(Records with drawing code)
--- START ---
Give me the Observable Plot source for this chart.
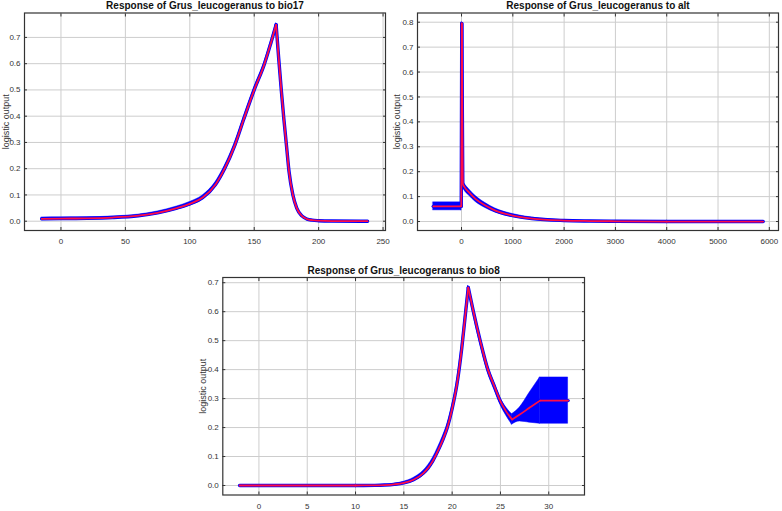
<!DOCTYPE html>
<html><head><meta charset="utf-8">
<script src="https://cdn.jsdelivr.net/npm/d3@7"></script>
<script src="https://cdn.jsdelivr.net/npm/@observablehq/plot@0.6"></script>
<style>
html,body{margin:0;padding:0;background:#fff;}
#root{position:relative;width:782px;height:511px;overflow:hidden;font-family:"Liberation Sans",Arial,sans-serif;}
.panel{position:absolute;}
.panel svg{display:block;}
</style></head><body><div id="root"></div>
<script>
const titles = ["Response of Grus_leucogeranus to bio17", "Response of Grus_leucogeranus to alt", "Response of Grus_leucogeranus to bio8"];
const yLabel = "logistic output";

// ---- bio17 ----
const x17 = [-15, 0, 20, 40, 60, 75, 90, 100, 110, 120, 127, 135, 142, 150, 158, 163, 167, 169, 171, 173, 175, 177, 180, 183, 187, 191, 195, 200, 210, 238];
const mean17 = [0.009, 0.010, 0.011, 0.014, 0.021, 0.032, 0.050, 0.066, 0.090, 0.140, 0.200, 0.290, 0.390, 0.500, 0.600, 0.680, 0.748, 0.620, 0.500, 0.390, 0.290, 0.190, 0.100, 0.050, 0.020, 0.008, 0.004, 0.002, 0.0005, 0.0];
const sd17 = [0.005, 0.005, 0.004, 0.004, 0.004, 0.005, 0.006, 0.007, 0.008, 0.009, 0.010, 0.010, 0.010, 0.010, 0.008, 0.006, 0.005, 0.004, 0.004, 0.004, 0.004, 0.004, 0.003, 0.003, 0.002, 0.001, 0.001, 0.001, 0, 0];
const xTicks17 = [0, 50, 100, 150, 200, 250];
const yTicks17 = [0, 0.1, 0.2, 0.3, 0.4, 0.5, 0.6, 0.7];

// ---- alt ----
const xAlt = [-550, -5, 5, 25, 60, 143, 272, 466, 660, 1000, 1370, 2000, 2500, 3000, 4000, 5000, 5880];
const meanAlt = [0.061, 0.061, 0.795, 0.152, 0.138, 0.118, 0.091, 0.064, 0.044, 0.024, 0.012, 0.004, 0.002, 0.001, 0.0, 0.0, 0.0];
const sdAlt = [0.016, 0.016, 0.004, 0.014, 0.014, 0.013, 0.012, 0.010, 0.008, 0.006, 0.004, 0.002, 0.001, 0.0005, 0, 0, 0];
const xTicksAlt = [0, 1000, 2000, 3000, 4000, 5000, 6000];
const yTicksAlt = [0, 0.1, 0.2, 0.3, 0.4, 0.5, 0.6, 0.7, 0.8];

// ---- bio8 ----
const x8 = [-2, 0, 5, 10, 12, 13, 14, 15, 16, 17, 17.5, 18, 18.5, 19, 19.5, 20, 20.5, 21, 21.4, 21.67, 22.2, 22.9, 23.7, 24.4, 25, 25.6, 26.2, 27, 28, 29.1, 30, 31, 32];
const mean8 = [0, 0, 0, 0, 0.0005, 0.0015, 0.004, 0.009, 0.02, 0.042, 0.06, 0.085, 0.118, 0.155, 0.20, 0.265, 0.35, 0.475, 0.60, 0.683, 0.60, 0.50, 0.40, 0.34, 0.29, 0.255, 0.228, 0.245, 0.268, 0.293, 0.293, 0.293, 0.293];
const sd8 = [0, 0, 0, 0, 0.0005, 0.001, 0.002, 0.004, 0.006, 0.008, 0.009, 0.010, 0.011, 0.012, 0.012, 0.012, 0.012, 0.012, 0.010, 0.006, 0.010, 0.012, 0.012, 0.012, 0.012, 0.014, 0.018, 0.024, 0.051, 0.080, 0.080, 0.080, 0.080];
const xTicks8 = [0, 5, 10, 15, 20, 25, 30];
const yTicks8 = [0, 0.1, 0.2, 0.3, 0.4, 0.5, 0.6, 0.7];

const BLUE = "#0000ff", RED = "#ff0d45", FONT = "'Liberation Sans', Arial, sans-serif";

// split the series into monotonic runs so peaks / corners stay sharp while each run is smooth
function rowsOf(xs, mean, sd) {
  const rows = [];
  let seg = 0;
  const sign = i => Math.sign(mean[i + 1] - mean[i]);
  for (let i = 0; i < xs.length; i++) {
    const r = {x: xs[i], mean: mean[i], lo: mean[i] - sd[i], hi: mean[i] + sd[i]};
    rows.push({...r, seg});
    if (i > 0 && i < xs.length - 1 && sign(i - 1) !== sign(i)) {
      seg++;
      rows.push({...r, seg});
    }
  }
  return rows;
}

function panel(o) {
  const data = rowsOf(o.xs, o.mean, o.sd);
  const curve = "monotone-x";
  const chart = Plot.plot({
    width: o.width, height: o.height,
    marginLeft: o.ml, marginRight: o.mr, marginTop: o.mt, marginBottom: o.mb,
    style: {fontFamily: FONT, fontSize: "8px", color: "#333", background: "transparent", overflow: "visible"},
    x: {domain: o.xDomain, inset: 0, label: null},
    y: {domain: o.yDomain, inset: 0, label: null},
    marks: [
      Plot.gridX(o.xTicks, {stroke: "#cdcdcd", strokeOpacity: 1, strokeWidth: 1}),
      Plot.gridY(o.yTicks, {stroke: "#cdcdcd", strokeOpacity: 1, strokeWidth: 1}),
      Plot.areaY(data, {x: "x", y1: "lo", y2: "hi", z: "seg", fill: BLUE, stroke: BLUE, strokeWidth: 0.5, curve}),
      Plot.line(data, {x: "x", y: "mean", z: "seg", stroke: BLUE, strokeWidth: 3.4, curve}),
      Plot.line(data, {x: "x", y: "mean", z: "seg", stroke: RED, strokeWidth: 1.8, curve}),
      Plot.frame({stroke: "#333", strokeWidth: 1.2}),
      Plot.axisX(o.xTicks, {anchor: "bottom", tickSize: -3, fill: "none", stroke: "#333", label: null}),
      Plot.axisX(o.xTicks, {anchor: "top", tickSize: -3, fill: "none", stroke: "#333", label: null}),
      Plot.axisY(o.yTicks, {anchor: "left", tickSize: -3, fill: "none", stroke: "#333", label: null}),
      Plot.axisY(o.yTicks, {anchor: "right", tickSize: -3, fill: "none", stroke: "#333", label: null}),
      Plot.axisX(o.xTicks, {anchor: "bottom", tickSize: 0, tickPadding: 8, tickFormat: d3.format("d"), label: null, fontSize: 8, fill: "#333"}),
      Plot.axisY(o.yTicks, {anchor: "left", tickSize: 0, tickPadding: 4, tickFormat: d3.format(".1f"), label: null, fontSize: 8, fill: "#333"}),
      Plot.text([yLabel], {frameAnchor: "left", rotate: -90, dx: o.labelX - o.ml, fontSize: 9, textAnchor: "middle", lineAnchor: "middle", fill: "#333"}),
      Plot.text([o.title], {frameAnchor: "top", dy: -3.8, lineAnchor: "bottom", fontWeight: "bold", fontSize: 10, fill: "#111"})
    ]
  });
  const div = document.createElement("div");
  div.className = "panel";
  div.style.left = o.left + "px";
  div.style.top = o.top + "px";
  div.appendChild(chart);
  document.getElementById("root").appendChild(div);
}

panel({title: titles[0], xs: x17, mean: mean17, sd: sd17, xTicks: xTicks17, yTicks: yTicks17,
  xDomain: [-28.3, 251.9], yDomain: [-0.0354, 0.793],
  left: 0, top: 0, width: 390, height: 252, ml: 24, mr: 5, mt: 12.5, mb: 22, labelX: 5.5});

panel({title: titles[1], xs: xAlt, mean: meanAlt, sd: sdAlt, xTicks: xTicksAlt, yTicks: yTicksAlt,
  xDomain: [-858, 6179], yDomain: [-0.036, 0.837],
  left: 390, top: 0, width: 392, height: 252, ml: 27, mr: 4, mt: 12.5, mb: 22, labelX: 6.7});

panel({title: titles[2], xs: x8, mean: mean8, sd: sd8, xTicks: xTicks8, yTicks: yTicks8,
  xDomain: [-3.74, 33.7], yDomain: [-0.0328, 0.718],
  left: 196, top: 255, width: 392, height: 256, ml: 26.3, mr: 4, mt: 22, mb: 16.5, labelX: 6.7});
</script>
</body></html>
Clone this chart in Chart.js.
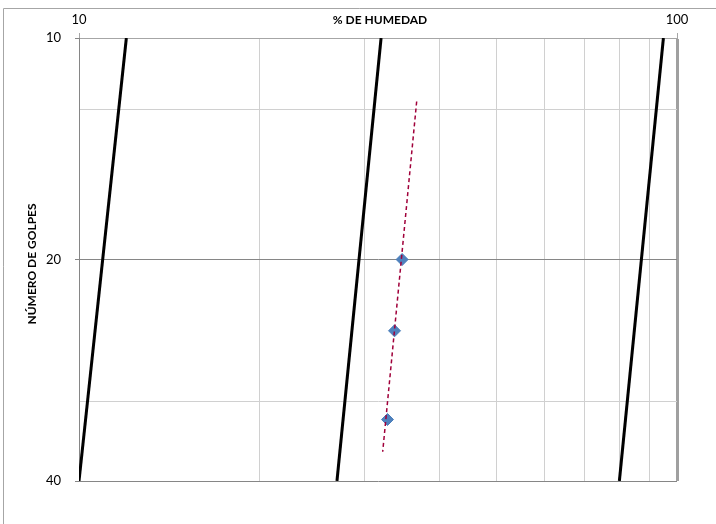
--- END ---
▶ _AIM_
Write down every line from the opening of the listing to the line with "0.6, 0.7, 0.8];", both included, and nothing else; the pictures are omitted.

▶ _RESPONSE TO THE EXERCISE_
Give me the Observable Plot source for this chart.
<!DOCTYPE html>
<html><head><meta charset="utf-8">
<script src="https://cdn.jsdelivr.net/npm/d3@7"></script>
<script src="https://cdn.jsdelivr.net/npm/@observablehq/plot@0.6"></script>
<style>
html,body{margin:0;padding:0;background:#fff;}
#root{position:relative;width:782px;height:511px;overflow:hidden;font-family:"Liberation Sans",Arial,sans-serif;}
.panel{position:absolute;}
.panel svg{display:block;}
</style></head><body><div id="root"></div>
<script>
const titles = ["Response of Grus_leucogeranus to bio17", "Response of Grus_leucogeranus to alt", "Response of Grus_leucogeranus to bio8"];
const yLabel = "logistic output";

// ---- bio17 ----
const x17 = [-15, 0, 20, 40, 60, 75, 90, 100, 110, 120, 127, 135, 142, 150, 158, 163, 167, 169, 171, 173, 175, 177, 180, 183, 187, 191, 195, 200, 210, 238];
const mean17 = [0.009, 0.010, 0.011, 0.014, 0.021, 0.032, 0.050, 0.066, 0.090, 0.140, 0.200, 0.290, 0.390, 0.500, 0.600, 0.680, 0.748, 0.620, 0.500, 0.390, 0.290, 0.190, 0.100, 0.050, 0.020, 0.008, 0.004, 0.002, 0.0005, 0.0];
const sd17 = [0.005, 0.005, 0.004, 0.004, 0.004, 0.005, 0.006, 0.007, 0.008, 0.009, 0.010, 0.010, 0.010, 0.010, 0.008, 0.006, 0.005, 0.004, 0.004, 0.004, 0.004, 0.004, 0.003, 0.003, 0.002, 0.001, 0.001, 0.001, 0, 0];
const xTicks17 = [0, 50, 100, 150, 200, 250];
const yTicks17 = [0, 0.1, 0.2, 0.3, 0.4, 0.5, 0.6, 0.7];

// ---- alt ----
const xAlt = [-550, -5, 5, 25, 60, 143, 272, 466, 660, 1000, 1370, 2000, 2500, 3000, 4000, 5000, 5880];
const meanAlt = [0.061, 0.061, 0.795, 0.152, 0.138, 0.118, 0.091, 0.064, 0.044, 0.024, 0.012, 0.004, 0.002, 0.001, 0.0, 0.0, 0.0];
const sdAlt = [0.016, 0.016, 0.004, 0.014, 0.014, 0.013, 0.012, 0.010, 0.008, 0.006, 0.004, 0.002, 0.001, 0.0005, 0, 0, 0];
const xTicksAlt = [0, 1000, 2000, 3000, 4000, 5000, 6000];
const yTicksAlt = [0, 0.1, 0.2, 0.3, 0.4, 0.5, 0.6, 0.7, 0.8];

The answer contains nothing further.